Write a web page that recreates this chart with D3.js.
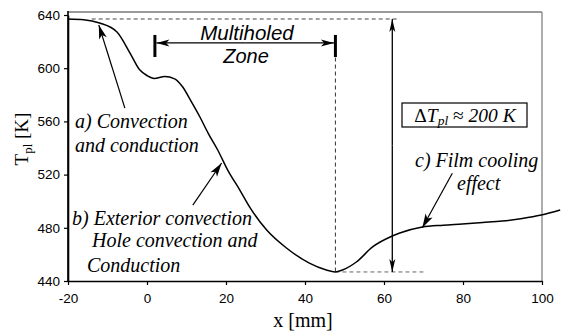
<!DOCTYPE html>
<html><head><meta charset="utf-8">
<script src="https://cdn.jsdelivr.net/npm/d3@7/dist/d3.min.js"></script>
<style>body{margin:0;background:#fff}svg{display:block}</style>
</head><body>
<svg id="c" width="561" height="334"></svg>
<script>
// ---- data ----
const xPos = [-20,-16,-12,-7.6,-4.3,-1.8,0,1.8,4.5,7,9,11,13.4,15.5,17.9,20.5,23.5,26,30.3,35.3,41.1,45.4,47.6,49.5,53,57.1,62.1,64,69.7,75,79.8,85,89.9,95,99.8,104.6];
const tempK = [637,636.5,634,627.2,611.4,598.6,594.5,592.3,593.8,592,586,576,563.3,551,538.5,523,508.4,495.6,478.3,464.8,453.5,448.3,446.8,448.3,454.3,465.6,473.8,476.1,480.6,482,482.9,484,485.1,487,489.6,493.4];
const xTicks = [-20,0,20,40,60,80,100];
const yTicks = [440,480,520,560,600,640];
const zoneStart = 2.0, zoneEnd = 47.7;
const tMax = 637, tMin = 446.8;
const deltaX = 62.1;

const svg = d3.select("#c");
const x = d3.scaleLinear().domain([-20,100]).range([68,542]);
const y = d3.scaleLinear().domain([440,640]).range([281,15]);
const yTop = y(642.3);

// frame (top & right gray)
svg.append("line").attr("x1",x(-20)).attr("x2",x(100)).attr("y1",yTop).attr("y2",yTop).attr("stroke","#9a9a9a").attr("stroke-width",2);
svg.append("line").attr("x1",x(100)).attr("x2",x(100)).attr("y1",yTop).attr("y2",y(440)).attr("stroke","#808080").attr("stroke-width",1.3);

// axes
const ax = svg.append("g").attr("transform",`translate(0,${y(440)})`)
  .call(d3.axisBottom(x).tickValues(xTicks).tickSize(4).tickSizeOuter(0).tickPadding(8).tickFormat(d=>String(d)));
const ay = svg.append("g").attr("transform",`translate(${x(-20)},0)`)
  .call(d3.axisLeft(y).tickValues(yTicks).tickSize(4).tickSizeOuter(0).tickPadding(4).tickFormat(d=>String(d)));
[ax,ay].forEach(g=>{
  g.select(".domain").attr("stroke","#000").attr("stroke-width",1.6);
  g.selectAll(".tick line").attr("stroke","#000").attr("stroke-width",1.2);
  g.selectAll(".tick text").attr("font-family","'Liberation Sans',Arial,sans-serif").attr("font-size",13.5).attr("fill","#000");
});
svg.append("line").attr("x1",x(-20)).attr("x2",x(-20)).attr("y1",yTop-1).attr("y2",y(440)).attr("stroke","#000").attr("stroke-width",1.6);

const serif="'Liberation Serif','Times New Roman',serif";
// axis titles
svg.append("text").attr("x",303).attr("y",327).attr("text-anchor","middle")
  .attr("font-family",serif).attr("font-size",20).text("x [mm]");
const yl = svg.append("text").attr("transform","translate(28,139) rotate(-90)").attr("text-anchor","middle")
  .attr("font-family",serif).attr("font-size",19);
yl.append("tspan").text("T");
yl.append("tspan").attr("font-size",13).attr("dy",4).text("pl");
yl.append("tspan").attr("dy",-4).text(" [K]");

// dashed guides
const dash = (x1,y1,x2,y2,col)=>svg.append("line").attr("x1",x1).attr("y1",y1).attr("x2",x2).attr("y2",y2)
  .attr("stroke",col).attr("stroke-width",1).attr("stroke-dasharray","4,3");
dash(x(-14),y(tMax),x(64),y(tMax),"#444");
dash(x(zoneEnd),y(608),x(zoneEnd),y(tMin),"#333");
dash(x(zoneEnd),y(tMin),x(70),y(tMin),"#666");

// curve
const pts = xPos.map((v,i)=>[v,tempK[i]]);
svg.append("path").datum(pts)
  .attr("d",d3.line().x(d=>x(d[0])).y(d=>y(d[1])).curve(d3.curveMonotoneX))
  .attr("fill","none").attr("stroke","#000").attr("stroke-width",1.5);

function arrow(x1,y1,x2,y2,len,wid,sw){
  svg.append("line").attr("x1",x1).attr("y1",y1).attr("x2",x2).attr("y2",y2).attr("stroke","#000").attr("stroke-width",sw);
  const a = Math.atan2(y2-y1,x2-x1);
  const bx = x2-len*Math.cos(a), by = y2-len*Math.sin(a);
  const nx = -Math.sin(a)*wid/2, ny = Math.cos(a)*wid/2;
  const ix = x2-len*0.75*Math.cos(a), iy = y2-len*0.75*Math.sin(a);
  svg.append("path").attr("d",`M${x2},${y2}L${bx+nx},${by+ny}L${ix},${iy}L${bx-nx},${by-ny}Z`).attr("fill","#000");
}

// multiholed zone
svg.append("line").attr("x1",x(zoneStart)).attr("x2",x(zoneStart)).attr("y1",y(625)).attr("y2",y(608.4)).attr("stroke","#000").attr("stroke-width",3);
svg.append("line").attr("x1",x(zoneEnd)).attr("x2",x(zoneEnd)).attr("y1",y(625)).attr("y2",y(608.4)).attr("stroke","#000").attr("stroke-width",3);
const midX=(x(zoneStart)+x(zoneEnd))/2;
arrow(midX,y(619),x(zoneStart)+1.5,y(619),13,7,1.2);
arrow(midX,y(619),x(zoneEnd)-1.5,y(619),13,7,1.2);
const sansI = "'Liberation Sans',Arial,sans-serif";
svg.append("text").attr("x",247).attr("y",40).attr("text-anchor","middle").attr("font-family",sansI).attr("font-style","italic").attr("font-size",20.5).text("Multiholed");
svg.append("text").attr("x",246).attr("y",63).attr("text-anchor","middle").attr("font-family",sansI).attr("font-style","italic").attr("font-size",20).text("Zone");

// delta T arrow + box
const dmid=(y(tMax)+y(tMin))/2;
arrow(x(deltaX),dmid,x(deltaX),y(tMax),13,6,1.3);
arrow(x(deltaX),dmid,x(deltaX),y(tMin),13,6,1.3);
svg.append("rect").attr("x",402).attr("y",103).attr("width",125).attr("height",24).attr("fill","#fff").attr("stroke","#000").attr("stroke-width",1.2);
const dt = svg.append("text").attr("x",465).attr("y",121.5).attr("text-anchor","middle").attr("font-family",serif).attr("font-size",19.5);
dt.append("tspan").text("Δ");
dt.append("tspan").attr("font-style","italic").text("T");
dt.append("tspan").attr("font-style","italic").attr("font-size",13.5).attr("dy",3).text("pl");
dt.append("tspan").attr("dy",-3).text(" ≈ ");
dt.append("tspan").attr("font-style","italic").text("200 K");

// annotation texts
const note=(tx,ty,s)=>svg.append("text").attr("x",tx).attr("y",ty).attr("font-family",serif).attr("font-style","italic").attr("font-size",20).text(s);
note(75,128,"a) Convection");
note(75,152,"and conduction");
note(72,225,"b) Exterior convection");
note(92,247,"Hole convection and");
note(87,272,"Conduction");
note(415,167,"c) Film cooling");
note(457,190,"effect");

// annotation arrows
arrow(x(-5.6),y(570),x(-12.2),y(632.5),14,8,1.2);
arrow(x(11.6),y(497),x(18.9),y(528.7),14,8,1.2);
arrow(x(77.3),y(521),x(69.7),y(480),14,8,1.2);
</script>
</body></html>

- _EXERCISE DIRECTIONS_: Write the full listing out again with every line unchanged, but include no pictures.

- _EXERCISE RESULT_:
Write a web page that recreates this chart with D3.js.
<!DOCTYPE html>
<html><head><meta charset="utf-8">
<script src="https://cdn.jsdelivr.net/npm/d3@7/dist/d3.min.js"></script>
<style>body{margin:0;background:#fff}svg{display:block}</style>
</head><body>
<svg id="c" width="561" height="334"></svg>
<script>
// ---- data ----
const xPos = [-20,-16,-12,-7.6,-4.3,-1.8,0,1.8,4.5,7,9,11,13.4,15.5,17.9,20.5,23.5,26,30.3,35.3,41.1,45.4,47.6,49.5,53,57.1,62.1,64,69.7,75,79.8,85,89.9,95,99.8,104.6];
const tempK = [637,636.5,634,627.2,611.4,598.6,594.5,592.3,593.8,592,586,576,563.3,551,538.5,523,508.4,495.6,478.3,464.8,453.5,448.3,446.8,448.3,454.3,465.6,473.8,476.1,480.6,482,482.9,484,485.1,487,489.6,493.4];
const xTicks = [-20,0,20,40,60,80,100];
const yTicks = [440,480,520,560,600,640];
const zoneStart = 2.0, zoneEnd = 47.7;
const tMax = 637, tMin = 446.8;
const deltaX = 62.1;

const svg = d3.select("#c");
const x = d3.scaleLinear().domain([-20,100]).range([68,542]);
const y = d3.scaleLinear().domain([440,640]).range([281,15]);
const yTop = y(642.3);

// frame (top & right gray)
svg.append("line").attr("x1",x(-20)).attr("x2",x(100)).attr("y1",yTop).attr("y2",yTop).attr("stroke","#9a9a9a").attr("stroke-width",2);
svg.append("line").attr("x1",x(100)).attr("x2",x(100)).attr("y1",yTop).attr("y2",y(440)).attr("stroke","#808080").attr("stroke-width",1.3);

// axes
const ax = svg.append("g").attr("transform",`translate(0,${y(440)})`)
  .call(d3.axisBottom(x).tickValues(xTicks).tickSize(4).tickSizeOuter(0).tickPadding(8).tickFormat(d=>String(d)));
const ay = svg.append("g").attr("transform",`translate(${x(-20)},0)`)
  .call(d3.axisLeft(y).tickValues(yTicks).tickSize(4).tickSizeOuter(0).tickPadding(4).tickFormat(d=>String(d)));
[ax,ay].forEach(g=>{
  g.select(".domain").attr("stroke","#000").attr("stroke-width",1.6);
  g.selectAll(".tick line").attr("stroke","#000").attr("stroke-width",1.2);
  g.selectAll(".tick text").attr("font-family","'Liberation Sans',Arial,sans-serif").attr("font-size",13.5).attr("fill","#000");
});
svg.append("line").attr("x1",x(-20)).attr("x2",x(-20)).attr("y1",yTop-1).attr("y2",y(440)).attr("stroke","#000").attr("stroke-width",1.6);

const serif="'Liberation Serif','Times New Roman',serif";
// axis titles
svg.append("text").attr("x",303).attr("y",327).attr("text-anchor","middle")
  .attr("font-family",serif).attr("font-size",20).text("x [mm]");
const yl = svg.append("text").attr("transform","translate(28,139) rotate(-90)").attr("text-anchor","middle")
  .attr("font-family",serif).attr("font-size",19);
yl.append("tspan").text("T");
yl.append("tspan").attr("font-size",13).attr("dy",4).text("pl");
yl.append("tspan").attr("dy",-4).text(" [K]");

// dashed guides
const dash = (x1,y1,x2,y2,col)=>svg.append("line").attr("x1",x1).attr("y1",y1).attr("x2",x2).attr("y2",y2)
  .attr("stroke",col).attr("stroke-width",1).attr("stroke-dasharray","4,3");
dash(x(-14),y(tMax),x(64),y(tMax),"#444");
dash(x(zoneEnd),y(608),x(zoneEnd),y(tMin),"#333");
dash(x(zoneEnd),y(tMin),x(70),y(tMin),"#666");

// curve
const pts = xPos.map((v,i)=>[v,tempK[i]]);
svg.append("path").datum(pts)
  .attr("d",d3.line().x(d=>x(d[0])).y(d=>y(d[1])).curve(d3.curveMonotoneX))
  .attr("fill","none").attr("stroke","#000").attr("stroke-width",1.5);

function arrow(x1,y1,x2,y2,len,wid,sw){
  svg.append("line").attr("x1",x1).attr("y1",y1).attr("x2",x2).attr("y2",y2).attr("stroke","#000").attr("stroke-width",sw);
  const a = Math.atan2(y2-y1,x2-x1);
  const bx = x2-len*Math.cos(a), by = y2-len*Math.sin(a);
  const nx = -Math.sin(a)*wid/2, ny = Math.cos(a)*wid/2;
  const ix = x2-len*0.75*Math.cos(a), iy = y2-len*0.75*Math.sin(a);
  svg.append("path").attr("d",`M${x2},${y2}L${bx+nx},${by+ny}L${ix},${iy}L${bx-nx},${by-ny}Z`).attr("fill","#000");
}

// multiholed zone
svg.append("line").attr("x1",x(zoneStart)).attr("x2",x(zoneStart)).attr("y1",y(625)).attr("y2",y(608.4)).attr("stroke","#000").attr("stroke-width",3);
svg.append("line").attr("x1",x(zoneEnd)).attr("x2",x(zoneEnd)).attr("y1",y(625)).attr("y2",y(608.4)).attr("stroke","#000").attr("stroke-width",3);
const midX=(x(zoneStart)+x(zoneEnd))/2;
arrow(midX,y(619),x(zoneStart)+1.5,y(619),13,7,1.2);
arrow(midX,y(619),x(zoneEnd)-1.5,y(619),13,7,1.2);
const sansI = "'Liberation Sans',Arial,sans-serif";
svg.append("text").attr("x",247).attr("y",40).attr("text-anchor","middle").attr("font-family",sansI).attr("font-style","italic").attr("font-size",20.5).text("Multiholed");
svg.append("text").attr("x",246).attr("y",63).attr("text-anchor","middle").attr("font-family",sansI).attr("font-style","italic").attr("font-size",20).text("Zone");

// delta T arrow + box
const dmid=(y(tMax)+y(tMin))/2;
arrow(x(deltaX),dmid,x(deltaX),y(tMax),13,6,1.3);
arrow(x(deltaX),dmid,x(deltaX),y(tMin),13,6,1.3);
svg.append("rect").attr("x",402).attr("y",103).attr("width",125).attr("height",24).attr("fill","#fff").attr("stroke","#000").attr("stroke-width",1.2);
const dt = svg.append("text").attr("x",465).attr("y",121.5).attr("text-anchor","middle").attr("font-family",serif).attr("font-size",19.5);
dt.append("tspan").text("Δ");
dt.append("tspan").attr("font-style","italic").text("T");
dt.append("tspan").attr("font-style","italic").attr("font-size",13.5).attr("dy",3).text("pl");
dt.append("tspan").attr("dy",-3).text(" ≈ ");
dt.append("tspan").attr("font-style","italic").text("200 K");

// annotation texts
const note=(tx,ty,s)=>svg.append("text").attr("x",tx).attr("y",ty).attr("font-family",serif).attr("font-style","italic").attr("font-size",20).text(s);
note(75,128,"a) Convection");
note(75,152,"and conduction");
note(72,225,"b) Exterior convection");
note(92,247,"Hole convection and");
note(87,272,"Conduction");
note(415,167,"c) Film cooling");
note(457,190,"effect");

// annotation arrows
arrow(x(-5.6),y(570),x(-12.2),y(632.5),14,8,1.2);
arrow(x(11.6),y(497),x(18.9),y(528.7),14,8,1.2);
arrow(x(77.3),y(521),x(69.7),y(480),14,8,1.2);
</script>
</body></html>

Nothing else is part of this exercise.